Some commentators are so wilfully ill-informed, such as Dominic Lawson in the Daily Mail, that they apparently believe family members don't look after their parents when they get Alzheimer's. They do, actually, spending years of their lives doing the job the state abdicated itself of responsibility for. Lawson, who presumably has benefited from an enormous inheritance, also believes the policy is fair and dismisses the argument around the cost of expensive medications the NHS bears on behalf of people who are ill, on the basis that what he calls "senile" care has never been covered by the health service. This is a lie. Privileged newspaper columnists are taking a perverse, vindictive satisfaction in the idea that people with dementia are getting their comeuppance for all the money their houses have made. Perhaps they would be happy to give up all but £100,000 of their wealth to fund vital services, or reverse benefit cuts that have hammered disabled people and the poorest in society.
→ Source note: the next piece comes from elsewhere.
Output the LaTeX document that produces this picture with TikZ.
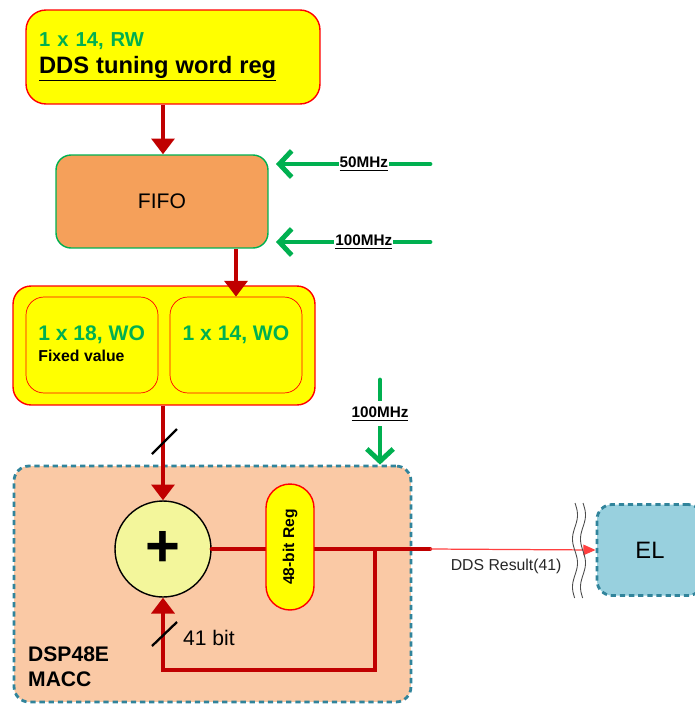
\documentclass[tikz,border=0pt]{standalone}
\usepackage{fontspec}
\setmainfont{Liberation Sans}
\usetikzlibrary{arrows.meta,positioning,calc}
\definecolor{regyellow}{RGB}{255,255,0}
\definecolor{regred}{RGB}{255,0,0}
\definecolor{txtgreen}{RGB}{0,176,80}
\definecolor{wirered}{RGB}{192,0,0}
\definecolor{fifoorange}{RGB}{245,160,90}
\definecolor{dspfill}{RGB}{250,201,165}
\definecolor{dashteal}{RGB}{49,132,155}
\definecolor{elblue}{RGB}{152,208,222}
\definecolor{addfill}{RGB}{243,246,155}
\newcommand{\fs}[1]{\fontsize{#1}{\fpeval{#1*1.2}}\selectfont}

\begin{document}
\begin{tikzpicture}[x=0.02cm,y=-0.02cm,
  every node/.style={font=\fs{12}},
  reg/.style={draw=regred,thick,fill=regyellow,rounded corners=0.4cm},
  fifobox/.style={draw=txtgreen,thick,fill=fifoorange,rounded corners=0.3cm,minimum width=4.24cm,minimum height=1.86cm},
  dashbox/.style={draw=dashteal,line width=1.6pt,dash pattern=on 3pt off 2.2pt,rounded corners=0.3cm},
  wire/.style={wirered,line width=2.4pt},
  arr/.style={wire,-{Triangle[length=9pt,width=13pt]}},
  clk/.style={txtgreen,line width=2.8pt,line cap=round,-{Straight Barb[length=7pt,width=15pt,line width=2.8pt]}},
  clklabel/.style={font=\fs{8.7}\bfseries,text=black,fill=white,inner sep=0.5pt},
  slash/.style={black,line width=1.3pt}]
\useasboundingbox (0,0) rectangle (694,704);

% registers from the host side
\node[reg,minimum width=5.88cm,minimum height=1.88cm,text width=5.36cm,align=left,inner xsep=0.26cm] (tw) at (173,57)
  {{\fs{11.5}\bfseries\color{txtgreen}1 x 14, RW}\\[1pt]{\fs{13.5}\bfseries\underline{DDS tuning word reg}}};
\node[fifobox] (fifo) at (162,201.5) {FIFO};
\node[reg,rounded corners=0.36cm,minimum width=6.04cm,minimum height=2.38cm] (wo) at (164,345.5) {};
\node[reg,thin,rounded corners=0.36cm,minimum width=2.64cm,minimum height=1.92cm] (fx) at (92,345) {};
\node[reg,thin,rounded corners=0.36cm,minimum width=2.64cm,minimum height=1.92cm] (wofourteen) at (236,345) {};
\node[anchor=west,inner sep=0pt,font=\fs{12}\bfseries,text=txtgreen] (fxlabel) at (38,335) {1 x 18, WO};
\node[anchor=north west,inner sep=0pt,font=\fs{9}\bfseries] at ([yshift=-3pt]fxlabel.south west) {Fixed value};
\node[inner sep=0pt,font=\fs{12}\bfseries,text=txtgreen] (wolabel) at (236,335) {1 x 14, WO};

% DSP48E slice
\node[dashbox,fill=dspfill,minimum width=7.94cm,minimum height=4.72cm] (dsp) at (212.5,584) {};
\node[font=\fs{12}\bfseries,align=left,anchor=west] (macc) at (22,667) {DSP48E\\MACC};
\node[circle,draw=black,thick,fill=addfill,minimum size=1.92cm,inner sep=0pt,font=\fs{34}\bfseries] (add) at (163,549) {+};
\coordinate (br) at (375,549);
\coordinate (out) at (430,549);
\draw[wire,line cap=round] (add.east) -- (out);
\node[reg,rounded corners=0.48cm,minimum width=0.96cm,minimum height=2.52cm] (acc) at (290,547) {};
\node[rotate=90,font=\fs{8.9}\bfseries] at (acc) {48-bit Reg};

% event logic
\node[dashbox,fill=elblue,minimum width=2.12cm,minimum height=1.82cm,font=\fs{13.5}] (el) at (650,550) {EL};

% data path
\draw[arr] (tw.south -| 163,0) -- (fifo.north -| 163,0);
\draw[arr] (fifo.south -| 236,0) -- (wofourteen.north);
\draw[arr] (wo.south -| add.north) -- (add.north);
\draw[slash] (152,454) -- (177,429);
\draw[arr] (br) |- (163,670) -- (add.south);
\draw[slash] (152,646) -- (177,622);
\node[anchor=west] at (177,638) {41 bit};
\draw[regred!75!white,line width=0.7pt,-{Triangle[length=7pt,width=6pt]}] (out) -- (el.west)
  node[pos=0.46,below=2pt,black!85,font=\fs{9}] {DDS Result(41)};
\foreach \dx in {575,583}
  \draw[black!70,line width=0.5pt] plot[domain=503:598,samples=50,variable=\t] ({\dx+2.5*sin((\t-503)*7.5)},\t);

% clocks
\coordinate (cfifty) at (430,164);
\coordinate (chundred) at (430,242);
\coordinate (cdsp) at (380,380);
\draw[clk] (cfifty) -- (276,164) node[pos=0.43,clklabel] {\underline{50MHz}};
\draw[clk] (chundred) -- (276,242) node[pos=0.43,clklabel] {\underline{100MHz}};
\draw[clk] (cdsp) -- (cdsp |- dsp.north) node[pos=0.4,clklabel,inner ysep=3pt] {\underline{100MHz}};
\end{tikzpicture}
\end{document}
You would not dream of forcing someone with cancer to use the value of their property to pay for drugs costing tens of thousands of pounds. It would be seen as grossly unfair and borderline immoral to make people going through a desperately difficult illness suffer further. Imagine the front pages, the public outcry. But apparently having dementia is somehow different. It is the responsibility of the person who gets this cruel, hideously terrible disease to pay for often poor-quality care to help them get dressed and use the toilet. Dementia is the leading cause of death in England and Wales. This makes it a health issue. The number of people with dementia is predicted to rise to one million by 2025, meaning more and more Britons will have their lives destroyed by an indiscriminate illness that removes their dignity, personality and life bit by bit until only a husk remains.
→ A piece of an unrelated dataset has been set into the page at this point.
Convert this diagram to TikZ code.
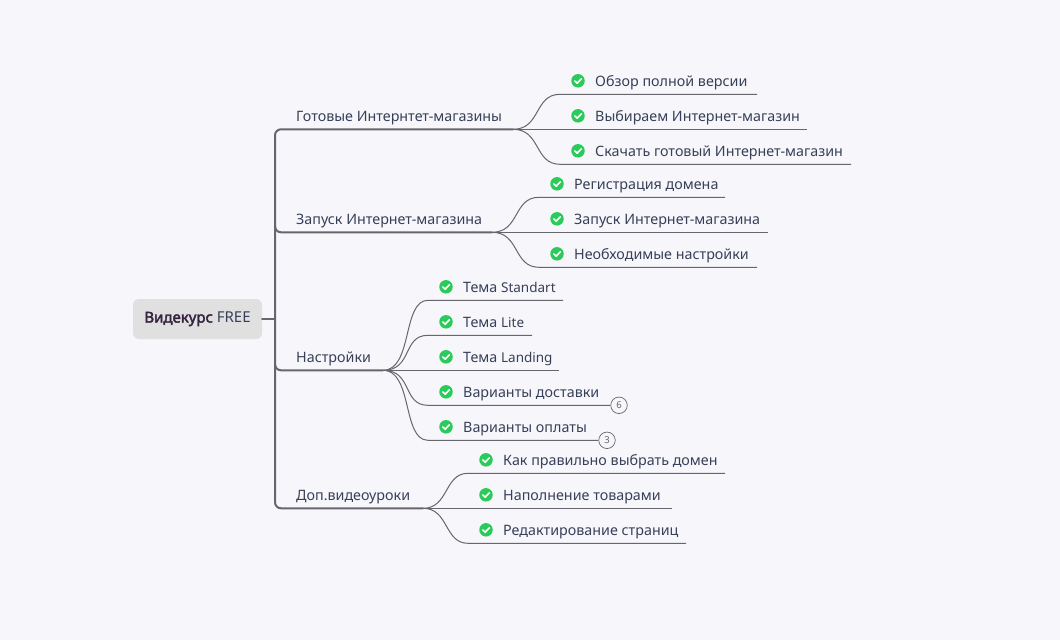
\documentclass[tikz,border=0pt]{standalone}
\usepackage{fontspec}
\usetikzlibrary{calc}
\setmainfont{Noto Sans}
\newfontfamily\rootface{Noto Sans}[FakeBold=2.5]
\definecolor{bgcol}{HTML}{F6F6FB}
\definecolor{rootcol}{HTML}{E0E0E0}
\definecolor{linecol}{HTML}{66666C}
\definecolor{textcol}{HTML}{374058}
\definecolor{rootbold}{HTML}{35233F}
\definecolor{chkcol}{HTML}{2ACB5B}
\tikzset{
  branchline/.style={draw=linecol,line width=2pt,line cap=round},
  leafline/.style={draw=linecol,line width=1pt},
  txtnode/.style={anchor=base west,inner sep=0pt,text=textcol,font=\fontsize{14.3}{16}\selectfont},
  chkdot/.style={circle,fill=chkcol,minimum size=13.5pt,inner sep=0pt},
  badge/.style={circle,draw=linecol,fill=bgcol,line width=0.7pt,minimum size=16.5pt,inner sep=0pt,text=linecol,font=\fontsize{9.5}{10}\selectfont}
}
\newcommand{\latinpart}[1]{{\fontsize{13.5}{16}\selectfont #1}}
\begin{document}
\begin{tikzpicture}[x=1pt,y=-1pt]
\useasboundingbox[fill=bgcol] (0,0) rectangle (1060,640);

% The root
\node[fill=rootcol,rounded corners=6pt,minimum width=129pt,minimum height=40pt,inner sep=0pt,font=\fontsize{15}{16}\selectfont,text=textcol] (root) at (197.5,319) {{\rootface\textcolor{rootbold}{Видекурс}} FREE};
\coordinate (spinetop) at (275,129.3);
\coordinate (spinemid) at (275,319);
\coordinate (spinebot) at (275,508.3);

% The branches
\node[txtnode] (shops) at (296,121) {Готовые Интернтет-магазины};
\node[txtnode] (launch) at (296,224) {Запуск Интернет-магазина};
\node[txtnode] (setup) at (296,362) {Настройки};
\node[txtnode] (extra) at (296,500) {Доп.видеоуроки};
\coordinate (hubA) at (513,129.3);
\coordinate (hubB) at (492,232.3);
\coordinate (hubC) at (383,370.3);
\coordinate (hubD) at (423,508.3);

\draw[branchline] (root.east) -- (spinemid);
\draw[branchline,rounded corners=6pt] (hubA) -- (spinetop) -- (spinebot) -- (hubD);
\draw[branchline,rounded corners=6pt] (275,226) |- (hubB);
\draw[branchline,rounded corners=6pt] (275,364) |- (hubC);

% The leaves: hub / name / y / line end / text
\foreach \hub/\nm/\yy/\xend/\txt in {
  hubA/a/94.3/757/{Обзор полной версии},
  hubA/b/129.3/807/{Выбираем Интернет-магазин},
  hubA/c/164.3/851/{Скачать готовый Интернет-магазин}}
{
  \coordinate (\nm end) at (\xend,\yy);
  \coordinate (\nm in) at (560,\yy);
  \node[chkdot] (\nm chk) at (578,\yy-13.5) {};
  \node[txtnode] (\nm txt) at (595,\yy-8.3) {\txt};
  \draw[leafline] (\hub) .. controls ($(\hub)+(28,0)$) and ($(\nm in)+(-26,0)$) .. (\nm in) -- (\nm end);
}
\foreach \hub/\nm/\yy/\xend/\txt in {
  hubB/d/197.3/725/{Регистрация домена},
  hubB/e/232.3/768/{Запуск Интернет-магазина},
  hubB/f/267.3/757/{Необходимые настройки}}
{
  \coordinate (\nm end) at (\xend,\yy);
  \coordinate (\nm in) at (539,\yy);
  \node[chkdot] (\nm chk) at (557,\yy-13.5) {};
  \node[txtnode] (\nm txt) at (574,\yy-8.3) {\txt};
  \draw[leafline] (\hub) .. controls ($(\hub)+(28,0)$) and ($(\nm in)+(-26,0)$) .. (\nm in) -- (\nm end);
}
\foreach \hub/\nm/\yy/\xend/\txt in {
  hubC/g/300.3/563/{Тема \latinpart{Standart}},
  hubC/h/335.3/532/{Тема \latinpart{Lite}},
  hubC/i/370.3/559/{Тема \latinpart{Landing}},
  hubC/j/405.3/610/{Варианты доставки},
  hubC/k/440.3/598/{Варианты оплаты}}
{
  \coordinate (\nm end) at (\xend,\yy);
  \coordinate (\nm in) at (428,\yy);
  \node[chkdot] (\nm chk) at (446,\yy-13.5) {};
  \node[txtnode] (\nm txt) at (463,\yy-8.3) {\txt};
  \draw[leafline] (\hub) .. controls ($(\hub)+(30,0)$) and ($(\nm in)+(-26,0)$) .. (\nm in) -- (\nm end);
}
\foreach \hub/\nm/\yy/\xend/\txt in {
  hubD/l/473.3/725/{Как правильно выбрать домен},
  hubD/m/508.3/672/{Наполнение товарами},
  hubD/n/543.3/686/{Редактирование страниц}}
{
  \coordinate (\nm end) at (\xend,\yy);
  \coordinate (\nm in) at (468,\yy);
  \node[chkdot] (\nm chk) at (486,\yy-13.5) {};
  \node[txtnode] (\nm txt) at (503,\yy-8.3) {\txt};
  \draw[leafline] (\hub) .. controls ($(\hub)+(26,0)$) and ($(\nm in)+(-24,0)$) .. (\nm in) -- (\nm end);
}

% The check marks
\foreach \nm in {a,b,c,d,e,f,g,h,i,j,k,l,m,n}
  \draw[white,line width=1.6pt,line cap=round,line join=round] ($(\nm chk)+(-3.2,0.2)$) -- ($(\nm chk)+(-0.8,2.4)$) -- ($(\nm chk)+(3.4,-2)$);

% The badges
\node[badge] (jbadge) at (619,405.3) {6};
\node[badge] (kbadge) at (607,440.3) {3};
\end{tikzpicture}
\end{document}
This is to say nothing of the 40,000 people under 65 who have early-onset dementia, who could expect to live, so to speak, with the disease for 10 years or more, paying for residential care costing as much as £50,000 a year. The message from the government is loud and clear: this is your fault and you are going to pay for it. No sane person would argue that social care is not in crisis and people who can pay should contribute, as they do already. My family has spent thousands of pounds on care in the home, my dad has all but given up his life to look after my mum, and I spend much of mine doing the same. We have saved the government hundreds of thousands of pounds already. But if it is going to take the same over again from us in the end regardless, where is the incentive to carry on doing the right thing? Families may just decide to dump relatives in substandard care homes, worsening the existing shortage of places, which will do nothing to resolve the social care crisis. This proposal will make people with dementia feel like even more of a burden. As for the "hard-working" taxpayers crying out that they should not have to fund care, I don't get to decide which aspects of the NHS my taxes pay for and whether they are worthy or not.
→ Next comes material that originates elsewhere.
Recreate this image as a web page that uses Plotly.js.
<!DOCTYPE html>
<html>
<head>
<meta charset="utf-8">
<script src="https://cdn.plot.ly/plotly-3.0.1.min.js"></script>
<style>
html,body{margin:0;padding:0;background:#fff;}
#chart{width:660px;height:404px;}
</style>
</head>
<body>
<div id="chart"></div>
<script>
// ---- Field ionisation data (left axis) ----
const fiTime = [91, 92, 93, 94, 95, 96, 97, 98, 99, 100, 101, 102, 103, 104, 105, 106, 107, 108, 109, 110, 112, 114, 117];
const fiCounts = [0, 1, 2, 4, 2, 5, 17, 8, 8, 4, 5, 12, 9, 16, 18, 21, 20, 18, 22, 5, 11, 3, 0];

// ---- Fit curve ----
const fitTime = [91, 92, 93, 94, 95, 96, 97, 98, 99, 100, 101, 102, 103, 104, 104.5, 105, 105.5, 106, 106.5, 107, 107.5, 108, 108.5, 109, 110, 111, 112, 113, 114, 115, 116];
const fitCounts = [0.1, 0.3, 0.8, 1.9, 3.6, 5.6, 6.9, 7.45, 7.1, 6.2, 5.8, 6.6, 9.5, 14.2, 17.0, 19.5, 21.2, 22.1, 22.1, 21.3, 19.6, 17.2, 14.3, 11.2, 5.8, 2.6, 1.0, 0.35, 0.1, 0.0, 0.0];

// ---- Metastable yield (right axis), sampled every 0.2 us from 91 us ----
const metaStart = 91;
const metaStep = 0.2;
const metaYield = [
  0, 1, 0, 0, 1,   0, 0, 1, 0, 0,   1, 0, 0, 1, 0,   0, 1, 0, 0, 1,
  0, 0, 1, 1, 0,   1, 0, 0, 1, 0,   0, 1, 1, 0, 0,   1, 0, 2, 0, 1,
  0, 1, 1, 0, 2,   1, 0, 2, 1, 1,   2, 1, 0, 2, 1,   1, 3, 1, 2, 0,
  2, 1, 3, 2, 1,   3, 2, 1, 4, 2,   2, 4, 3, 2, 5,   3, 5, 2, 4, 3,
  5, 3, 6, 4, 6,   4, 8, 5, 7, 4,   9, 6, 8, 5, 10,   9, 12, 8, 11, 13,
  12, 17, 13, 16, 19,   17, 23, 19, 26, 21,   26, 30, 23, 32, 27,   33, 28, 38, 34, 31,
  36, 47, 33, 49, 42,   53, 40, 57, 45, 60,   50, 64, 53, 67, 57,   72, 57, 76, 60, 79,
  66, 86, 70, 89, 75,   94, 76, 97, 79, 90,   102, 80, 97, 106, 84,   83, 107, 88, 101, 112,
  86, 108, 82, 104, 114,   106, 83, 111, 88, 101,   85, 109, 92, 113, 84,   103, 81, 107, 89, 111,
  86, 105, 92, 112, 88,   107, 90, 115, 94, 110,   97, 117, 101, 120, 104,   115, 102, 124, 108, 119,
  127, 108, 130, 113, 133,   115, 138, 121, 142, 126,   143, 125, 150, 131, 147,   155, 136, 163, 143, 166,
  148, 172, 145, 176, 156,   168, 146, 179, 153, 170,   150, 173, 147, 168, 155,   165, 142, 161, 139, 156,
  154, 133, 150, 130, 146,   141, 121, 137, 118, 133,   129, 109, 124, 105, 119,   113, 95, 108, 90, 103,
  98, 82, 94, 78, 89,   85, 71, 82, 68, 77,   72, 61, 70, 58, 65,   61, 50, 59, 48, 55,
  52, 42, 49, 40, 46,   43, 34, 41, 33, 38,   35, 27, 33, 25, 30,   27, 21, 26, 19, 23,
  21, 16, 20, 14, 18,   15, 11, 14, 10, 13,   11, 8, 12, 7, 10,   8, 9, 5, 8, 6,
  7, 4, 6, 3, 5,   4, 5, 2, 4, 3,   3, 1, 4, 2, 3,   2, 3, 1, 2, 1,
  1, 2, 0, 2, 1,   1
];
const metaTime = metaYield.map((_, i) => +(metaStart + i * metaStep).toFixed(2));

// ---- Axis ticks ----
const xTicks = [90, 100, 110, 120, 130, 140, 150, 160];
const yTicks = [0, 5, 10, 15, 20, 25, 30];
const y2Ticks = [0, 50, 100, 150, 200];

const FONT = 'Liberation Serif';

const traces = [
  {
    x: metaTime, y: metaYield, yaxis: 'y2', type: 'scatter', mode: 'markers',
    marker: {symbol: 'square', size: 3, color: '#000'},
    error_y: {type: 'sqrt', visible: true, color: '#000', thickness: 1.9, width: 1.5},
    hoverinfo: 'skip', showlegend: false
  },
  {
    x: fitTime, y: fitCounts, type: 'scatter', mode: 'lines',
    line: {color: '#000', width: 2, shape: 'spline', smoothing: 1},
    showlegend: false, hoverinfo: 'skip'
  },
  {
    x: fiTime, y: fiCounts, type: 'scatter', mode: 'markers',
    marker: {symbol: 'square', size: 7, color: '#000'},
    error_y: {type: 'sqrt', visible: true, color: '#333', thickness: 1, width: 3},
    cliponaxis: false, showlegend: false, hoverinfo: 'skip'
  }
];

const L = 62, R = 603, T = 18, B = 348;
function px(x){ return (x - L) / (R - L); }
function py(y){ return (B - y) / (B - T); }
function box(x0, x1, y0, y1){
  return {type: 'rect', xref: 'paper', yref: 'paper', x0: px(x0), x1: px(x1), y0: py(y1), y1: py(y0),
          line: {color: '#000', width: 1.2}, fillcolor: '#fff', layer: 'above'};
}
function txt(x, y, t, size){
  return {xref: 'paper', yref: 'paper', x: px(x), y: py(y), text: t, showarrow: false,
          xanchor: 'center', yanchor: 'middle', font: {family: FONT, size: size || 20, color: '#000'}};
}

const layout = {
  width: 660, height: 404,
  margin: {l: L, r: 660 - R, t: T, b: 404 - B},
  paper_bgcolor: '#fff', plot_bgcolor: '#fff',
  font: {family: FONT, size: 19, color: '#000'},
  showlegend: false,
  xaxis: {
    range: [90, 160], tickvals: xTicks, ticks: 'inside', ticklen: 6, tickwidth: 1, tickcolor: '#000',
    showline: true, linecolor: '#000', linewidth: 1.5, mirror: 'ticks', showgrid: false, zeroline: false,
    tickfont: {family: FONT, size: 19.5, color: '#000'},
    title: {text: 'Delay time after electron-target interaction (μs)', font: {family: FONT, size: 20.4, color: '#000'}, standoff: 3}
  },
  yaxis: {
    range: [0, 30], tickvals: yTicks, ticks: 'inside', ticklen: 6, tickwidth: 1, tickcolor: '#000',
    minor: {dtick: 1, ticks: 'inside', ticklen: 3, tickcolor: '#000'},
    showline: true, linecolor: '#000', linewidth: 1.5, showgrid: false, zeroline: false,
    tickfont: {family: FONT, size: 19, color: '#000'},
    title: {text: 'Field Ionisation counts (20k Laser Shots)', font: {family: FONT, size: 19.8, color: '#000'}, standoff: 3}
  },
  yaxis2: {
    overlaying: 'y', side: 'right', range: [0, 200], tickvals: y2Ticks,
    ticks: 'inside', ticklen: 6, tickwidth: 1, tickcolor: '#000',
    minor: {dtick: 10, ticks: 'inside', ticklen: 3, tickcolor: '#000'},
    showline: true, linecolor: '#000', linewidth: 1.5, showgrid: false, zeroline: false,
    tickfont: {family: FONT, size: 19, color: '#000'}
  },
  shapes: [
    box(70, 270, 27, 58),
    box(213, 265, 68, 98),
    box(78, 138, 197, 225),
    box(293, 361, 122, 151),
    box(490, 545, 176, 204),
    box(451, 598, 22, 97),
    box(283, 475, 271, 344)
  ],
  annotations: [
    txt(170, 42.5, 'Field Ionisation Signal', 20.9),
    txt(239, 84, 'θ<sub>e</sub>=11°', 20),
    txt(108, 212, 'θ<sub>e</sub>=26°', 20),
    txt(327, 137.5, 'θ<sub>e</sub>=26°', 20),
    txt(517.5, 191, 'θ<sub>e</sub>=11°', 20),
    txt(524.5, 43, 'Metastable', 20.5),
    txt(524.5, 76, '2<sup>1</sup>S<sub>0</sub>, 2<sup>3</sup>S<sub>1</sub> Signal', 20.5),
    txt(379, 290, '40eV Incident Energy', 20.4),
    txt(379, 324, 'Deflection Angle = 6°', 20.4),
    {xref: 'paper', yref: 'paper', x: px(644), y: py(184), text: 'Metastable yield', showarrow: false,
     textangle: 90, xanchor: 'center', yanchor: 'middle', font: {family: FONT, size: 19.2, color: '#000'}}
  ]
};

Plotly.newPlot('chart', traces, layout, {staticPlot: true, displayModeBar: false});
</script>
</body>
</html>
There are other solutions that appear to be more just, which share the risk out among the population, one of the principles on which the health service was founded. One is asking pensioners who can to make national insurance contributions, the other increasing inheritance tax. The Conservative manifesto hypocritically suggests the dementia tax is a means of redressing the wealth imbalance in society, but this sits awkwardly with an inheritance tax cut that allows houses worth up to £1million to be passed on without paying a penny. May's Britain is a country where the lucky prosper and the unlucky, ill and vulnerable suffer. Make sure you are on the right side.